Because all too soon, Grace discovers Mandarin’s unique beauty hides a girl who’s troubled, broken, and even dangerous. And no matter how hard Grace fights to keep the magic, no friendship can withstand betrayal.




I’ve been hearing great things about this book for a while but just now got my hands on it. Whoever kept saying these great things were right. This was a great read.

Shy characters can be kind of hard to write. Sometimes they come off as boring. Not so much in this one. Grace, the shy MC, definitely does not lack any personality. Her interesting past and family life is a plus. And while it was a bit weird at times, her infatuation with Mandarin was fascinating. I’m not sure I have ever felt quite like that before, but I have been slightly infatuated with people much more different than me so I could relate well to Grace there.

I really liked Mandarin’s character, too. She comes across as this free spirit who wants a better life for herself but also has some deep rooted issues. Her friendship with Grace was realistic. I feared the book would end on a frightening note regarding her, but thankfully it didn’t. Kudos on scaring me, though.

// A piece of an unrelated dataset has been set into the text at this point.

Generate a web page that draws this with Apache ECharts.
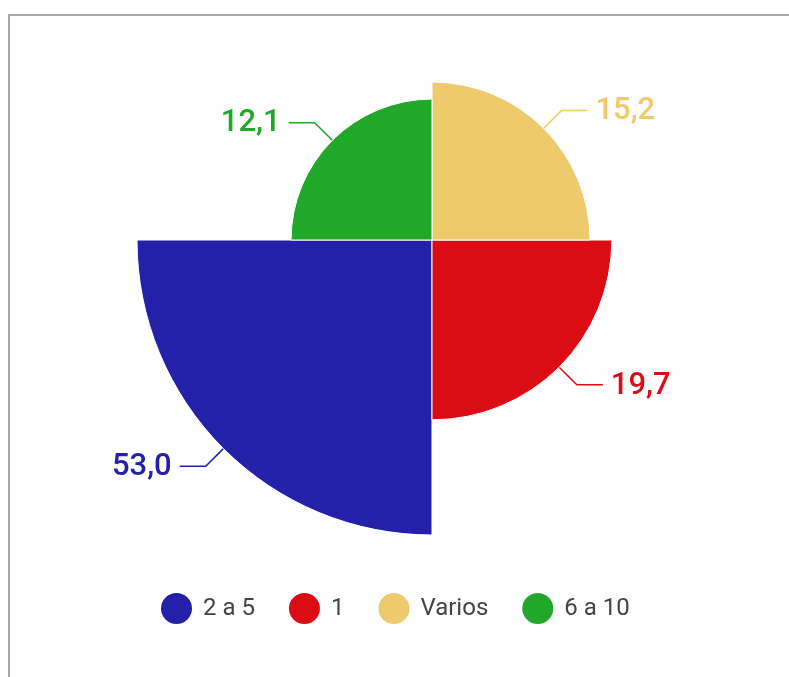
<!DOCTYPE html>
<html>
<head>
<meta charset="utf-8">
<script src="https://cdn.jsdelivr.net/npm/echarts@6/dist/echarts.min.js"></script>
<style>
  html, body { margin: 0; padding: 0; background: #fff; }
  #chart { width: 789px; height: 677px; }
</style>
</head>
<body>
<div id="chart"></div>
<script>
const categories = ['2 a 5', '1', 'Varios', '6 a 10']
const values = [53.0, 19.7, 15.2, 12.1]
const colors = ['#2420a9', '#dc0c14', '#efca6c', '#22a828']

const LINE1 = 25
const LINE2 = 26
const TEXT_GAP = 8

// sector area proportional to the value -> rose radius follows sqrt(value)
const pieData = categories.map((name, i) => ({
  name: name,
  value: Math.sqrt(values[i]),
  itemStyle: { color: colors[i] },
  label: { color: colors[i] },
  labelLine: { lineStyle: { color: colors[i] } }
}))

// keep each label close to its own petal instead of the outer circle
function petalLabel(params) {
  const pts = params.labelLinePoints
  if (!pts) return {}
  const p1 = pts[0]
  const dx = pts[1][0] - p1[0]
  const dy = pts[1][1] - p1[1]
  const len = Math.sqrt(dx * dx + dy * dy) || 1
  const side = dx < 0 ? -1 : 1
  const p2 = [p1[0] + dx / len * LINE1, p1[1] + dy / len * LINE1]
  const p3 = [p2[0] + side * LINE2, p2[1]]
  return {
    x: p3[0] + side * TEXT_GAP,
    y: p3[1] + 1,
    align: side < 0 ? 'right' : 'left',
    verticalAlign: 'middle',
    labelLinePoints: [p1, p2, p3]
  }
}

const chart = echarts.init(document.getElementById('chart'))
chart.setOption({
  animation: false,
  textStyle: { fontFamily: 'Roboto' },
  graphic: [
    { type: 'line', shape: { x1: 8, y1: 15, x2: 789, y2: 15 }, style: { stroke: '#a8a8a8', lineWidth: 2 } },
    { type: 'line', shape: { x1: 9, y1: 14, x2: 9, y2: 677 }, style: { stroke: '#a8a8a8', lineWidth: 2 } }
  ],
  legend: {
    left: 154,
    top: 586,
    icon: 'circle',
    itemWidth: 33,
    itemHeight: 33,
    itemGap: 32,
    textStyle: { fontSize: 24, color: '#444', fontFamily: 'Roboto', padding: [0, 1, 0, 5] },
    data: categories
  },
  series: [{
    type: 'pie',
    roseType: 'area',
    center: [432, 240],
    radius: [0, 295],
    startAngle: 180,
    clockwise: false,
    avoidLabelOverlap: false,
    itemStyle: { borderColor: '#fff', borderWidth: 1 },
    label: {
      fontSize: 31,
      fontWeight: 500,
      fontFamily: 'Roboto',
      formatter: p => values[p.dataIndex].toFixed(1).replace('.', ',')
    },
    labelLine: { length: LINE1, length2: LINE2, lineStyle: { width: 1.5 } },
    labelLayout: petalLabel,
    data: pieData
  }]
})
</script>
</body>
</html>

The relationships in this book were realistic and intriguing. Not only with Grace and Mandarin, but also Grace and her mother, Grace and her little sister, Mandarin and her own parents. The setting seemed so real I felt like I was actually there. And though I am already not a huge fan of child beauty pageants, this book affirmed my dislike for them.

The only thing I disliked was poor Davey’s situation with Grace, but things seem to be looking up for him more in the end so that pleased me. I also figured out right away what the deal was with him. Would have liked to see more of him, but I know that also may have taken more time from the main focus.

Great read with deep characters and an interesting story. Recommended!